Tuesday, February 7, 2012

Thinking With My Nuts

Nothing grabs a man’s attention – or distracts him – more than sex. I can’t tell you exactly what Adriana Lima said in her Teleflora commercial (it’s a miracle I even remember the product) but I can tell you that I will definitely be ordering my next floral product from them.

But sexualizing everyday objects can be an analogy to bigger lessons in life. Like when I was eating my organic hickory-smoked pistachios today. Who would have thought green nuts could advise on blue balls?

I came across a pistachio with a wide open shell. I was angered. I felt cheated that there was nothing in there. I called these pistachios the sluts of the bag. They’re wide open, who knows what the fall out will be and if anything, they have nothing to offer. Stay away from them, gentlemen.

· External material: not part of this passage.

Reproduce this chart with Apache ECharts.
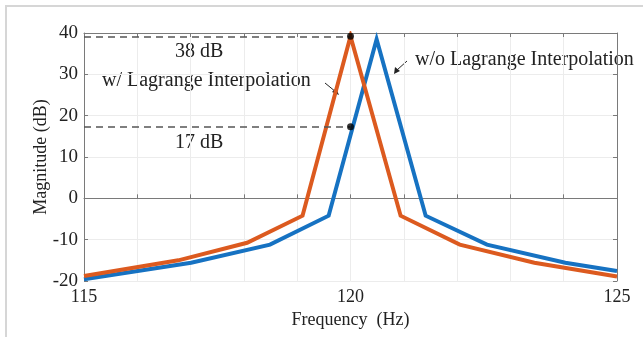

And then there’s the other case - shells that are shut with nothing but a kitten’s scratch of a crack. These are the ones who haven’t played with fire yet. My only fear was that the shells didn’t allow that sweet, smokey hickory flavor to pass through. What was the worst that could happen? I get a bland, anti-climactic pursuit for something that I should not have even started. But I was determined to break that shell. I didn’t want to cause a scene, I couldn’t let anyone know I was banging around. I smacked it with a glass. I dug my fingernail in the crevice. Nothing. I tried to claw at it like a tiger or a lion – still, nothing. The key to success: when in doubt, use your mouth.

I popped that shell in my mouth and got a taste of that hickory dust on the shell. This was going to be good. I was hoping to be wrong. And I pushed that pistachio back on my right molar, I pushed down, I brought the force and it came out as a giant CRUNCH. It all fell apart. I couldn’t tell the nut from the shell from my molar. Did I need to go to a doctor or a dentist? Do I taste blood?

I grabbed a towel and spit. And yes, I looked at the shell, the smokin’ green body laying mangled in my spit. It was a lesson I needed to learn. Don’t pressure the ones who aren’t ready. You’re just asking for a mess in your hands.

It's time to move on from the pistachio. Beyond that shell is just a wrinkled green nut that's all smoke and no fire. I should just stick to brazil nuts. That dark skin is on fire but smooth to the touch. The thicker, the better.